We construct here a cyclic artinian left module $M$ of infinite length over some (noncommutative, non left-noetherian) ring $R$. In the triangular ring $R = \begin{pmatrix} \mathbb{Q} & 0 \\ \mathbb{Q} & \mathbb{Z} \end{pmatrix}$, the idempotent $e = \begin{pmatrix} 1 & 0 \\ 0 & 0 \end{pmatrix}$ generates the left ideal $Re = \begin{pmatrix} \mathbb{Q} & 0 \\ \mathbb{Q} & 0 \end{pmatrix}$ (which is in fact an ideal). We express this module in the simpler form $\begin{pmatrix} \mathbb{Q} \\ \mathbb{Q} \end{pmatrix}$, and consider its submodule $\begin{pmatrix} 0 \\ \mathbb{Z}_{(p)} \end{pmatrix}$, where $Z_{(p)}$ denotes the localization of $Z$ at a prime ideal $(p)$.

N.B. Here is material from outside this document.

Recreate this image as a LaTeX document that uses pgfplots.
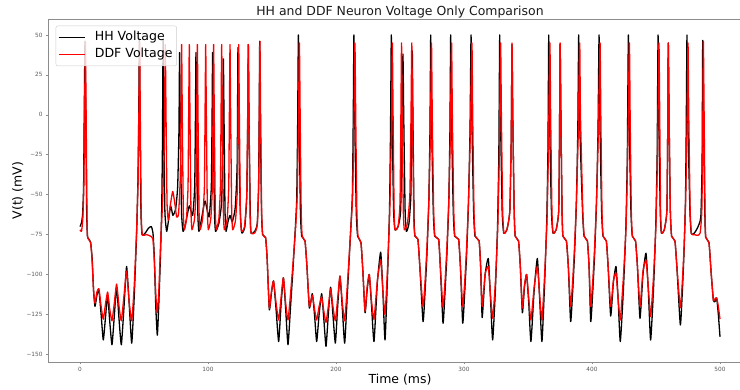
\documentclass[border=0pt]{standalone}
\usepackage{fontspec}
\setmainfont{DejaVu Sans}
\usepackage{pgfplots}
\pgfplotsset{compat=1.18}
\begin{document}
\begin{tikzpicture}
\path[use as bounding box] (0,0) rectangle (740bp,390bp);
\clip (0,0) rectangle (740bp,390bp);
\begin{axis}[
  at={(48bp,28bp)}, anchor=south west,
  scale only axis, width=704bp, height=342.7bp,
  xmin=-25, xmax=525, ymin=-154.8, ymax=59.8,
  xtick={0,100,200,300,400,500},
  xticklabels={0,100,200,300,400,500},
  ytick={-150,-125,-100,-75,-50,-25,0,25,50},
  yticklabels={−150,−125,−100,−75,−50,−25,0,25,50},
  tick label style={font=\fontsize{5.8}{7}\selectfont, color=black!65},
  tick align=outside, major tick length=2bp,
  tick style={black!45, line width=0.5bp},
  xtick pos=bottom, ytick pos=left,
  axis line style={black!45, line width=0.6bp},
  every axis title shift=0pt,
  title={HH and DDF Neuron Voltage Only Comparison},
  title style={at={(axis description cs:0.5,1.0125)}, anchor=base, yshift=0pt, font=\fontsize{12.5}{14}\selectfont, color=black!90},
  xlabel={Time (ms)},
  xlabel style={at={(axis description cs:0.5,-0.0642)}, anchor=base, font=\fontsize{12.5}{14}\selectfont},
  ylabel={V(t) (mV)},
  ylabel style={at={(axis description cs:-0.0374,0.5)}, anchor=base, font=\fontsize{12.5}{14}\selectfont},
  no markers,
  every axis plot/.append style={line width=1.3bp, line join=round, smooth, tension=0.3},
  legend cell align=left,
  legend image code/.code={\draw[#1, line width=1.3bp, sharp plot] (0bp,0bp) -- (26bp,0bp);},
  legend style={at={(axis description cs:0.0109,0.9813)}, anchor=north west,
    font=\fontsize{12.6}{14}\selectfont, draw=black!20, rounded corners=2bp,
    fill=white, fill opacity=0.8, text opacity=1, draw opacity=1,
    inner xsep=2.2bp, inner ysep=2.5bp, row sep=0bp,
    nodes={inner xsep=2bp, inner ysep=2.5bp, text height=9.5bp, text depth=3bp},
    /tikz/every odd column/.append style={column sep=7.5bp}},
]
\addplot[black] coordinates {
(0,-70)(1,-68)(2,-63)(2.8,-45)(3.3,0)(3.9,46)(4.5,0)(5.2,-60)(5.8,-76)(7,-78)(8.3,-80)(9.5,-90)(10.6,-110)(11.7,-120)(13.2,-113)(14.8,-110)(16.5,-125)(18.2,-141)(20,-126)(21.6,-113)(23.3,-130)(25,-144)(26.8,-126)(28.6,-108)(30.5,-128)(32.3,-144)(34.4,-120)(36.4,-95)(38.4,-118)(40.4,-143)(42.3,-115)(44.2,-75)(45.3,-40)(45.9,0)(46.4,48)(46.9,0)(47.6,-60)(48.5,-75)(51,-74)(53.5,-71)(55.7,-70)(57,-74)(58,-88)(59.2,-120)(60.4,-138)(61.5,-120)(62.8,-90)(63.8,-60)(64.4,-20)(64.9,47)(65.4,0)(66.3,-60)(67.7,-73)(69,-67)(70.8,-57)(72.6,-63)(74.7,-59)(76.3,-45)(77.3,-10)(77.8,39)(78.3,0)(79.3,-60)(80.5,-73)(82.5,-68)(85.4,-57)(88,-63)(89.6,-45)(90.2,0)(90.6,39)(91.1,0)(92,-60)(92.9,-73)(95.2,-64)(97.7,-54)(100.8,-64)(102.6,-45)(103.2,0)(103.6,39)(104.1,0)(105,-60)(105.9,-73)(108.5,-68)(110.6,-55)(111.5,-20)(112,35)(112.5,0)(113.3,-60)(114.1,-73)(115.6,-67)(117.2,-63)(119,-67)(121.3,-58)(122.8,-30)(123.4,42)(123.9,0)(125.2,-60)(126.4,-74)(128.8,-70)(130.3,-50)(131.1,0)(131.5,44)(132,0)(133,-60)(133.6,-74)(136.5,-73)(138.5,-68)(139.5,-45)(140,0)(140.4,46)(140.9,0)(141.8,-60)(142.7,-75)(145,-77)(146.2,-90)(147.9,-122)(149.5,-112)(151.2,-104)(153.2,-122)(155.2,-142)(157,-120)(158.9,-102)(160.7,-122)(162.5,-144)(164.5,-120)(166.5,-95)(168.3,-70)(169.3,-53)(170,-10)(170.6,50)(171.2,0)(172.2,-60)(173.2,-76)(175.8,-79)(177.3,-95)(179.2,-121)(181.5,-112)(183.3,-126)(184.9,-142)(186.8,-125)(188.8,-112)(190.5,-128)(192.2,-145)(194,-125)(195.8,-108)(197.6,-125)(199.5,-143)(201.3,-120)(203.1,-101)(205,-122)(206.8,-143)(209,-110)(211.3,-75)(212.8,-50)(213.5,0)(214,50)(214.6,0)(215.8,-60)(216.9,-76)(219.5,-80)(221,-98)(222.7,-124)(224.3,-110)(226,-100)(227.8,-120)(229.7,-142)(232.3,-105)(234.9,-86)(236.6,-110)(238.3,-141)(240.3,-100)(241.8,-60)(242.6,-10)(243.2,50)(243.8,0)(245,-60)(246.1,-72)(248.5,-70)(250.5,-60)(251.7,-10)(252.3,38)(252.9,0)(254,-60)(255,-73)(257,-68)(258.5,-50)(259.2,0)(259.6,40)(260.1,0)(261,-65)(261.7,-76)(264,-78)(265.5,-95)(268,-129.5)(269.5,-112)(271,-88)(272.5,-55)(273.4,-10)(274,50)(274.6,0)(276,-60)(277.1,-76)(280.2,-78)(281.5,-95)(283.6,-130.5)(285.1,-112)(286.6,-88)(288.1,-55)(289,-10)(289.6,50)(290.2,0)(291.6,-60)(292.7,-76)(295.8,-78)(297.2,-95)(299,-130.5)(300.5,-112)(302,-88)(303.5,-55)(304.7,-10)(305.5,50)(306.1,0)(307.5,-60)(308.6,-76)(311.8,-79)(313,-95)(314.2,-127)(316.5,-100)(319,-90)(320.7,-115)(322.4,-141)(324.5,-110)(326.2,-70)(327.2,-25)(327.9,50)(328.5,0)(329.8,-60)(331,-74)(333.5,-72)(335.8,-60)(336.9,-15)(337.5,44)(338.1,0)(339.2,-60)(340,-76)(342.6,-79)(344,-95)(345.6,-124)(347.2,-108)(348.9,-100)(350.6,-118)(352.3,-142)(354.8,-110)(357.3,-90)(359.1,-115)(360.9,-142)(363,-105)(364.7,-65)(365.6,-20)(366.2,50)(366.8,0)(368.3,-60)(369.5,-74)(372,-72)(374,-60)(374.6,-15)(375.1,44)(375.7,0)(376.6,-60)(377.3,-76)(380,-79)(381.5,-95)(383.3,-129.5)(384.8,-112)(386.3,-88)(387.8,-55)(388.9,-10)(389.6,50)(390.2,0)(392.6,-60)(393.8,-76)(396.4,-79)(397.7,-95)(399,-129.5)(400.5,-112)(402,-88)(403.5,-55)(404.7,-10)(405.5,50)(406.1,0)(407.5,-60)(408.6,-76)(411.2,-79)(412.6,-95)(414.6,-126)(416.7,-105)(418.75,-95)(420.4,-115)(422.1,-142)(424.5,-110)(426.5,-70)(427.6,-25)(428.4,50)(429,0)(430.4,-60)(431.5,-76)(434,-79)(435.5,-95)(437.5,-127.5)(439.8,-100)(442.2,-86.7)(444,-110)(445.8,-141)(448,-110)(449.8,-70)(450.9,-25)(451.6,50)(452.2,0)(453.3,-60)(454.2,-74)(456.5,-72)(458.5,-60)(459.1,-15)(459.6,45)(460.2,0)(461.2,-60)(462.2,-76)(464.8,-79)(466.3,-95)(469,-131.6)(470.5,-112)(471.8,-88)(473,-55)(473.6,-10)(474.2,50)(474.8,0)(476.5,-60)(477.6,-74.5)(480,-74)(482.3,-71)(485,-64)(486,-30)(486.5,46.6)(487.1,0)(488.1,-60)(488.8,-76.7)(491.4,-80)(493,-98)(494.8,-116)(496,-117)(497.4,-114.7)(498.7,-125)(500,-139)
};
\addlegendentry{HH Voltage}
\addplot[red] coordinates {
(0,-72)(1.2,-73)(2.2,-65)(3,-45)(3.6,0)(4.2,45.5)(4.8,0)(5.5,-65)(6,-77)(8.3,-80)(9.5,-92)(10.6,-110)(11.7,-118)(13.2,-111)(14.8,-109)(16.5,-120)(18.2,-128)(20,-118)(21.6,-111)(23.3,-122)(25,-129)(26.8,-118)(28.6,-106)(30.5,-120)(32.3,-129)(34.4,-113)(36.4,-98)(38.4,-117)(40.4,-129)(42.3,-108)(44.2,-73)(45.4,-40)(46,0)(46.6,45)(47.1,0)(47.8,-60)(48.6,-75)(52,-75)(55,-76)(57,-78)(58.3,-95)(59.4,-115)(60.4,-124)(61.6,-110)(63,-80)(64.5,-55)(65.8,-20)(66.6,44)(67.2,0)(68,-55)(69,-66)(70.5,-57)(72.4,-48)(74,-55)(75.5,-64)(77,-62)(78.3,-40)(78.9,0)(79.4,44)(79.9,0)(80.7,-60)(81.5,-72)(83.2,-65)(84.4,-45)(84.9,0)(85.4,44)(85.9,0)(86.7,-60)(87.5,-72)(89.5,-65)(90.7,-45)(91.2,0)(91.7,44)(92.2,0)(93,-60)(93.8,-72)(95.8,-65)(97.2,-45)(97.7,0)(98.2,44)(98.7,0)(99.5,-60)(100.3,-72)(102.2,-65)(103.4,-45)(103.9,0)(104.4,44)(104.9,0)(105.7,-60)(106.5,-72)(108.5,-65)(109.7,-45)(110.2,0)(110.7,44)(111.2,0)(112,-60)(112.8,-72)(115,-65)(116.2,-45)(116.7,0)(117.2,44)(117.7,0)(118.5,-60)(119.3,-72)(121.5,-66)(123,-45)(123.5,0)(124,44)(124.5,0)(125.3,-60)(126.2,-73)(128.5,-70)(130.3,-50)(131,0)(131.5,44)(132,0)(132.8,-60)(133.6,-74)(136.5,-74)(138.5,-69)(139.6,-45)(140.1,0)(140.6,46)(141.1,0)(141.9,-60)(142.7,-75)(145,-77)(146.2,-90)(147.9,-121)(149.5,-111)(151.2,-104)(153.2,-118)(155.2,-128.5)(157,-115)(158.9,-102)(160.7,-118)(162.5,-128.5)(164.5,-112)(166.5,-92)(168.5,-70)(169.7,-50)(170.6,-10)(171.4,45)(172,0)(172.8,-60)(173.6,-76)(175.8,-79)(177.3,-95)(179.2,-120)(181.5,-113)(183.3,-122)(184.9,-128.5)(186.8,-120)(188.8,-114)(190.5,-123)(192.2,-130)(194,-120)(195.8,-109)(197.6,-120)(199.5,-129)(201.3,-115)(203.1,-101)(205,-118)(206.8,-129)(209,-105)(211.3,-75)(213,-50)(214.1,0)(214.8,45)(215.4,0)(216.3,-60)(217.2,-76)(219.5,-80)(221,-98)(222.7,-123)(224.3,-108)(226,-100)(227.8,-117)(229.7,-128)(232.3,-104)(234.9,-91)(236.6,-110)(238.3,-125)(240.3,-95)(242,-60)(243.3,-10)(244,45)(244.6,0)(245.4,-60)(246.1,-72)(248.5,-70)(250,-55)(250.7,0)(251.2,45)(251.7,0)(252.6,-60)(253.4,-72)(255.8,-68)(257.7,-50)(258.6,0)(259.2,45)(259.8,0)(260.8,-65)(261.7,-76)(264,-78)(265.5,-95)(268,-120)(269.6,-104)(271.1,-82)(272.6,-52)(273.8,-10)(274.6,45)(275.2,0)(276.3,-60)(277.3,-76)(280.2,-78)(281.5,-95)(283.6,-120.5)(285.2,-104)(286.7,-82)(288.2,-52)(289.4,-10)(290.3,45)(290.9,0)(292,-60)(292.9,-76)(295.8,-78)(297.2,-95)(299,-120)(300.6,-104)(302.1,-82)(303.6,-52)(305,-10)(306.2,45)(306.8,0)(307.8,-60)(308.8,-76)(311.8,-79)(313,-95)(314.2,-120)(316.5,-100)(319,-95)(320.7,-113)(322.4,-127.4)(324.5,-105)(326.4,-70)(327.6,-25)(328.6,45)(329.2,0)(330.2,-60)(331.2,-74)(333.5,-72)(335.8,-60)(336.9,-15)(337.5,45)(338.1,0)(339.2,-60)(340,-76)(342.6,-79)(344,-95)(345.6,-121)(347.2,-107)(348.9,-100)(350.6,-115)(352.3,-128.5)(354.8,-108)(357.3,-95)(359.1,-113)(360.9,-128.5)(363,-100)(364.9,-65)(366,-20)(367.1,45)(367.7,0)(368.7,-60)(369.6,-74)(372,-72)(374,-60)(374.6,-15)(375.1,45)(375.7,0)(376.6,-60)(377.3,-76)(380,-79)(381.5,-95)(383.3,-120)(384.9,-104)(386.4,-82)(387.9,-52)(389.3,-10)(390.4,45)(391,0)(392.8,-60)(393.9,-76)(396.4,-79)(397.7,-95)(399,-120)(400.6,-104)(402.1,-82)(403.6,-52)(405,-10)(406.3,45)(406.9,0)(407.8,-60)(408.7,-76)(411.2,-79)(412.6,-95)(414.6,-120)(416.7,-104)(418.75,-99)(420.4,-115)(422.1,-128.5)(424.5,-102)(426.6,-70)(427.9,-25)(429.2,45)(429.8,0)(430.7,-60)(431.6,-76)(434,-79)(435.5,-95)(437.5,-120)(439.8,-98)(442.2,-91)(444,-108)(445.8,-126.4)(448,-102)(449.9,-70)(451.2,-25)(452.3,45)(452.9,0)(453.6,-60)(454.3,-74)(456.5,-72)(458.5,-60)(459.1,-15)(459.6,45)(460.2,0)(461.2,-60)(462.2,-76)(464.8,-79)(466.3,-95)(469,-120.8)(470.6,-104)(472,-82)(473.2,-52)(474.2,-10)(475,45)(475.6,0)(476.7,-60)(477.7,-74.5)(480,-75)(482.3,-75.5)(484.5,-74)(485.8,-60)(486.5,-15)(487,46)(487.6,0)(488.3,-60)(488.9,-76.7)(491.4,-80)(493,-98)(494.8,-116)(496.2,-115)(497.4,-114.7)(498.7,-120)(500,-128)
};
\addlegendentry{DDF Voltage}
\end{axis}
\end{tikzpicture}
\end{document}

Since $\left( \begin{array}{cc}a & 0\\ b & c \end{array} \right)\left( \begin{array}{cc}0 & 0\\ x & 0 \end{array} \right) = \left( \begin{array}{cc}0 & 0\\ cx & 0 \end{array} \right)$ ($a, b \in \mathbb{Q}; c \in \mathbb{Z}$), the ideal $Re$ acts trivially on $\begin{pmatrix} 0 \\ \mathbb{Q} \end{pmatrix}$ so the $R$-submodules of $\begin{pmatrix} 0 \\ \mathbb{Q} \end{pmatrix}$ are just $\begin{pmatrix} 0 \\ G \end{pmatrix}$ where $G$ is any subgroup of $\mathbb{Q}$. Now $\mathbb{Q} / \mathbb{Z}_{(p)}$ is isomorphic to the Prüfer $p$-group (the group of $p^n$-th roots of unity for $n \in \mathbb{N}$), which is of infinite length as a $\mathbb{Z}$-module. Therefore, the cyclic $R$-module $M := \begin{pmatrix} \mathbb{Q} \\ \mathbb{Q} \end{pmatrix} / \begin{pmatrix} 0 \\ \mathbb{Z}_{(p)} \end{pmatrix} \supseteq M' = \begin{pmatrix} 0 \\ \mathbb{Q} \end{pmatrix} / \begin{pmatrix} 0 \\ \mathbb{Z}_{(p)} \end{pmatrix}$ is also of infinite length. Now $M / M' \sim \begin{pmatrix} \mathbb{Q} \\ \mathbb{Q} \end{pmatrix} / \begin{pmatrix} 0 \\ \mathbb{Q} \end{pmatrix}$ is a simple $R$-module, and $M'$ is an artinian $\mathbb{Z}$-module (and hence an artinian $R$-module). It follows that $M$ is also an artinian $R$-module (of infinite length), as desired.